Tuan also credited the steady increase of Vietnamese coffee exports over the past four to five years to an increase in innovative farming techniques, including intercropping — growing different crops together — and the use of better technology in irrigation and cultivation.
Coffee is still the key cash crop for Dak Lak, Vietnam’s largest coffee-producing province, although durians, jack fruit, mangoes and avocado trees have all been intercropped with coffee trees to maximize income in the past few years, farmers said.
“Peppers used to be the most popular tree when it comes to intercropping, but for the past three years, with the prices falling, almost all farmers have turned to fruit trees instead,” said Ksor Tung, a coffee grower with a 10-hectare farm, adding that farmers who intercrop can triple their income per hectare.
CRISIS IN COLOMBIA
Farmers in Colombia face a far different future. Battered by low prices and high costs, some are contemplating switching to other crops or selling up, despite tens of millions of US dollars in government aid.

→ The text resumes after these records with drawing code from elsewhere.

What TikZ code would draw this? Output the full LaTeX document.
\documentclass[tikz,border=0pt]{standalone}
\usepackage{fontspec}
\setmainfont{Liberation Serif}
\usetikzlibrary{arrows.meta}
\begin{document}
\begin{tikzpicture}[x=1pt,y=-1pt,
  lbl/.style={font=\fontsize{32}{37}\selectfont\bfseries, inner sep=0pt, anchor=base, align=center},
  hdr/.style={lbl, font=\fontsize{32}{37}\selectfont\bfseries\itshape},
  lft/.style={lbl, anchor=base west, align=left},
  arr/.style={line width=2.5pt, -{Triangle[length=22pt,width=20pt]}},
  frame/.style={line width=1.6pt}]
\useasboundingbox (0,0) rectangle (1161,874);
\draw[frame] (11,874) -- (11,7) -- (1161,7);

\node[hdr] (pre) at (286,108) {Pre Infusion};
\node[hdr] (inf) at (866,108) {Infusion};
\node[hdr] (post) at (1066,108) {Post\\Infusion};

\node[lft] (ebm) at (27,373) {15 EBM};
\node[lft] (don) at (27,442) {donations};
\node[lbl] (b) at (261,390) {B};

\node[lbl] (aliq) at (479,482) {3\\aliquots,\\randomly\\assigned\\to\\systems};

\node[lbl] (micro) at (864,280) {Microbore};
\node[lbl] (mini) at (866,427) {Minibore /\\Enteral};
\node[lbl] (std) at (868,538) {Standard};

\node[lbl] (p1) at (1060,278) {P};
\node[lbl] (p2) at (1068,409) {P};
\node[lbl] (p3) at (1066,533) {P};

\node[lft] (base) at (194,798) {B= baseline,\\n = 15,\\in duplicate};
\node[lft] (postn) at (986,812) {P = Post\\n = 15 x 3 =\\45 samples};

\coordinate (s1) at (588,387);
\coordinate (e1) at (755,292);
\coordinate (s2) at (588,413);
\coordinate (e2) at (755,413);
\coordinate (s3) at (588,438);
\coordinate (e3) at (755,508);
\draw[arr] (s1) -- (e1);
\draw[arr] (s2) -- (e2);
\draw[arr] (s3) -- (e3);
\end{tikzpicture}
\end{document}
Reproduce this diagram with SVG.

Jose Eliecer Sierra, 53, has farmed coffee for three decades, but low prices have forced him to look at alternatives — Hass avocados and cattle among them.
“Avocados are in high demand abroad and it’s one of the options,” he said, standing amid some of his 41,000 coffee trees on a mist-shrouded mountainside near Pueblorrico, in Antioquia Province.
“Another very tempting option that people are thinking about is cattle — knocking down coffee trees and planting grass for cows,” Sierra said.
It is not the first time Colombian coffee growers have looked to other crops for a better living. Many in the south — sometimes under pressure from armed groups — abandoned it for the more lucrative coca, the raw ingredient in cocaine, although coffee has since rebounded.
For some growers, even switching crops might not save them.
Uriel Posada, who worked for more than 30 years as a house painter in the US, dreamed of coming home to Colombia to grow coffee. Now his land is up for sale.
“I’m up to my neck in debt,” the 52-year-old said, gazing up the steep hill where his 30,000 coffee trees are planted.
“Brazil has a huge advantage over us — the land is flat and they have machinery,” Posada said. “Here I have to pay a human being to go tree by tree, branch by branch and pick the red berries.”
Avocados and cattle are good alternatives, Posada said, but require start-up funds and transition time that many local growers do not have.
“I’ll sell, pay what I owe and go. End my Colombian dream,” he said.